Num pequeno texto que antecede a entrevista, Boff
é apresentado como , “um dos principais críticos do
conservadorismo católico”, referindo-se que ele “elogia Francisco, afirmando que ele começou
uma reforma do papado e pode dar início a uma
dinastia de papas de países do Terceiro Mundo.”
E prossegue : “O papa
Francisco vai inaugurar uma nova era para a Igreja Católica
durante a Jornada Mundial da Juventude, no Rio de Janeiro. Essa é a convicção
do teólogo Leonardo Boff, que em 1992 deixou todos os cargos na igreja, após
ser censurado pelo Vaticano”.
E
o texto de apresentação continua : “Em entrevista à DW Brasil
na sua casa em
Petrópolis (RJ ), o teólogo elogiou Francisco, afirmando que
ele é o papa da ruptura. "Essa é a palavra que Bento 16 e João Paulo 2º
mais temiam. Eles acreditavam que a igreja tinha que ter continuidade",
avaliou Boff.
O
teólogo, um dos expoentes da Teologia da Libertação, disse acreditar que
Francisco vai falar sobre os recentes protestos no Brasil. "Ele fez uma
declaração corajosa em Roma, dizendo que os políticos têm que escutar os jovens
na rua; que a causa dos jovens é legítima, justa e que estaria em conformidade
com o evangelho."
DW Brasil: No
Rio de Janeiro, mais de um milhão de fiéis católicos vão se reunir e celebrar a
fé durante a Jornada Mundial da Juventude. No século 21, o cristianismo ainda
precisa da figura de um papa?
Leonardo Boff:
Fundamentalmente não precisaria de um papa. A igreja poderia se organizar numa
vasta rede de comunidades. Mas, à medida em que a igreja foi se transformando
numa instituição e assumindo uma função política no Império Romano, ela assumiu
também os símbolos do poder: o próprio nome "papa", que era exclusivo
dos imperadores, e aquela capinha cheia de ouro, que só os imperadores podiam
usar, mas que os papas todos usavam. Então, esse curso de uma igreja que tem
uma função política dentro do Império Romano em decadência obrigava a igreja a
ter um centro de referência. Francisco, quando ofereceram a ele aquela capinha,
disse "O carnaval acabou, não quero isso".

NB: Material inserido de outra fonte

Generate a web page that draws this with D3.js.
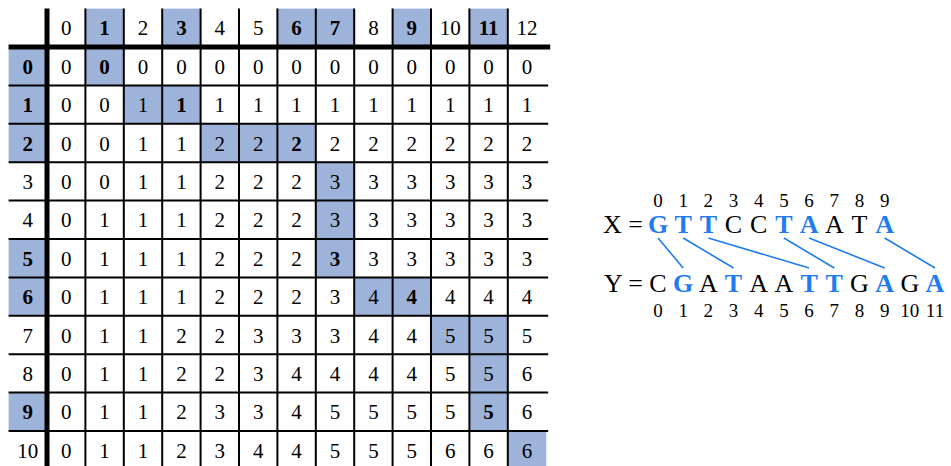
<!DOCTYPE html>
<html><head><meta charset="utf-8">
<script src="https://cdn.jsdelivr.net/npm/d3@7"></script>
<style>body{margin:0;background:#fff}svg{display:block}</style>
</head><body>
<svg id="c" width="951" height="466"></svg>
<script>
// ---- data ----
const colHeaders = [0,1,2,3,4,5,6,7,8,9,10,11,12];
const rowHeaders = [0,1,2,3,4,5,6,7,8,9,10];
const lcsTable = [
  [0,0,0,0,0,0,0,0,0,0,0,0,0],
  [0,0,1,1,1,1,1,1,1,1,1,1,1],
  [0,0,1,1,2,2,2,2,2,2,2,2,2],
  [0,0,1,1,2,2,2,3,3,3,3,3,3],
  [0,1,1,1,2,2,2,3,3,3,3,3,3],
  [0,1,1,1,2,2,2,3,3,3,3,3,3],
  [0,1,1,1,2,2,2,3,4,4,4,4,4],
  [0,1,1,2,2,3,3,3,4,4,5,5,5],
  [0,1,1,2,2,3,4,4,4,4,5,5,6],
  [0,1,1,2,3,3,4,5,5,5,5,5,6],
  [0,1,1,2,3,4,4,5,5,5,6,6,6]
];
const highlightCols = [1,3,6,7,9,11];
const highlightRows = [0,1,2,5,6,9];
const pathCells = [[0,1],[1,2],[1,3],[2,4],[2,5],[2,6],[3,7],[4,7],[5,7],[6,8],[6,9],[7,10],[7,11],[8,11],[9,11],[10,12]];
const matchPairs = [[0,1],[1,3],[2,6],[5,7],[6,9],[9,11]]; // [X index, Y index]
const seqX = ["G","T","T","C","C","T","A","A","T","A"];
const seqY = ["C","G","A","T","A","A","T","T","G","A","G","A"];

// ---- style ----
const BLUE_FILL = "#9db3da";
const BLUE_TEXT = "#1f7cf0";
const FONT = "'Liberation Serif', serif";
const cell = 38.4, x0 = 8.6, y0 = 8.6;

const svg = d3.select("#c");
const cols = ["h", ...colHeaders];
const rows = ["h", ...rowHeaders];
const x = d3.scaleBand().domain(cols).range([x0, x0 + cols.length * cell]);
const y = d3.scaleBand().domain(rows).range([y0, y0 + rows.length * cell]);
const bw = x.bandwidth(), bh = y.bandwidth();

const isBoldCell = (r,c) => matchPairs.some(p => p[0]===r && p[1]===c);

// fills
const fills = [];
highlightCols.forEach(c => fills.push({r:"h", c}));
highlightRows.forEach(r => fills.push({r, c:"h"}));
pathCells.forEach(([r,c]) => fills.push({r, c}));
svg.append("g").selectAll("rect").data(fills).join("rect")
  .attr("x", d => x(d.c)).attr("y", d => y(d.r))
  .attr("width", bw).attr("height", bh).attr("fill", BLUE_FILL);

// texts
const texts = [];
colHeaders.forEach(c => texts.push({r:"h", c, t:c, b: highlightCols.includes(c)}));
rowHeaders.forEach(r => texts.push({r, c:"h", t:r, b: highlightRows.includes(r)}));
lcsTable.forEach((row, r) => row.forEach((v, c) => texts.push({r, c, t:v, b:isBoldCell(r,c)})));
svg.append("g").selectAll("text").data(texts).join("text")
  .attr("x", d => x(d.c) + bw/2)
  .attr("y", d => y(d.r) + bh/2 + 7.5)
  .attr("text-anchor", "middle")
  .attr("font-family", FONT).attr("font-size", 21)
  .attr("font-weight", d => d.b ? "bold" : "normal")
  .attr("fill", "#000")
  .text(d => d.t);

// thin grid lines
const right = x0 + cols.length * cell + 2;
const bottom = 470;
const grid = svg.append("g").attr("stroke", "#000").attr("stroke-width", 2);
colHeaders.slice(1).forEach(c => grid.append("line")
  .attr("x1", x(c)).attr("x2", x(c)).attr("y1", y0).attr("y2", bottom));
rowHeaders.slice(1).forEach(r => grid.append("line")
  .attr("x1", x0).attr("x2", right).attr("y1", y(r)).attr("y2", y(r)));
// thick lines
svg.append("line").attr("x1", x(0)).attr("x2", x(0)).attr("y1", y0).attr("y2", bottom)
  .attr("stroke", "#000").attr("stroke-width", 5);
svg.append("line").attr("x1", x0).attr("x2", right + 2).attr("y1", y(0)).attr("y2", y(0))
  .attr("stroke", "#000").attr("stroke-width", 5);

// ---- sequences ----
const sx = d3.scaleLinear().domain([0, 11]).range([658, 935]);
const yIdxX = 207, yX = 233, yY = 292, yIdxY = 317;
const matchedX = matchPairs.map(p => p[0]);
const matchedY = matchPairs.map(p => p[1]);
const seq = svg.append("g").attr("font-family", FONT);

seq.append("text").attr("x", 643).attr("y", yX).attr("text-anchor", "end")
  .attr("font-size", 26).text("X =");
seq.append("text").attr("x", 643).attr("y", yY).attr("text-anchor", "end")
  .attr("font-size", 26).text("Y =");

seq.append("g").selectAll("text").data(seqX).join("text")
  .attr("x", (d,i) => sx(i)).attr("y", yX).attr("text-anchor", "middle")
  .attr("font-size", 26)
  .attr("font-weight", (d,i) => matchedX.includes(i) ? "bold" : "normal")
  .attr("fill", (d,i) => matchedX.includes(i) ? BLUE_TEXT : "#000")
  .text(d => d);
seq.append("g").selectAll("text").data(seqY).join("text")
  .attr("x", (d,i) => sx(i)).attr("y", yY).attr("text-anchor", "middle")
  .attr("font-size", 26)
  .attr("font-weight", (d,i) => matchedY.includes(i) ? "bold" : "normal")
  .attr("fill", (d,i) => matchedY.includes(i) ? BLUE_TEXT : "#000")
  .text(d => d);
seq.append("g").selectAll("text").data(seqX).join("text")
  .attr("x", (d,i) => sx(i)).attr("y", yIdxX).attr("text-anchor", "middle")
  .attr("font-size", 19).text((d,i) => i);
seq.append("g").selectAll("text").data(seqY).join("text")
  .attr("x", (d,i) => sx(i)).attr("y", yIdxY).attr("text-anchor", "middle")
  .attr("font-size", 19).text((d,i) => i);

seq.append("g").selectAll("line").data(matchPairs).join("line")
  .attr("x1", d => sx(d[0])).attr("y1", 238)
  .attr("x2", d => sx(d[1])).attr("y2", 268)
  .attr("stroke", BLUE_TEXT).attr("stroke-width", 1.6);
</script>
</body></html>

Então, esse papa chegou para mudar?
Eu acho que esse é o papa da ruptura. Essa é a palavra
que Bento 16 e João Paulo 2º mais temiam. Eles acreditavam que a igreja tinha
que ter continuidade, portanto o Concílio Vaticano Segundo não poderia
significar ruptura com o Primeiro. Mas não, agora há uma ruptura, a figura do
papa não é mais a clássica, é outra. Francisco não começou com a reforma da
cúria, começou com a reforma do papado.
O que você quer dizer com "reforma do
papado"?
Na Europa vivem só 24% dos católicos. Na América
Latina são 62%, e o restante está na África e na Ásia. Então hoje, o
cristianismo é uma religião do Terceiro Mundo, que um dia teve origem no
Primeiro Mundo. Acho que o
papa Francisco vai criar uma dinastia de papas do Terceiro
Mundo. Além disso, as nossas igrejas já não são mais igrejas de espelho,
imitando as europeias; são igrejas fonte, criaram suas tradições, têm os seus
mártires, seus mestres, suas formas de celebrar, têm suas teologias e profetas
e figuras importantes, como dom Hélder Câmara e Óscar Romero. Essas igrejas
estão dando vitalidade ao cristianismo.
Por que o senhor está tão otimista? Os
problemas da Igreja Católica continuam: a exclusão dos divorciados, a
discriminação dos homossexuais, a proibição de mulheres-sacerdotes...
O papa deu um exemplo claro. Ele soube que um pároco
em Roma negou o batismo ao filho de uma mulher solteira. E o papa disse:
"Esse padre está errado, porque não existe mãe solteira. Existe mãe e
filho. E ela tem o direito de ver o filho batizado, porque a igreja tem que ter
as portas abertas, pouco importa a condição moral da pessoa". E ele foi
mais fundo ao dizer que não se pode inventar um oitavo sacramento, proibindo os
fiéis que não se enquadrem na disciplina eclesiástica de participar da vida da
igreja e dos sacramentos. Até agora, os temas de moral sexual, de moral
familiar, de celibato e de homossexualidade eram proibidos de serem discutidos.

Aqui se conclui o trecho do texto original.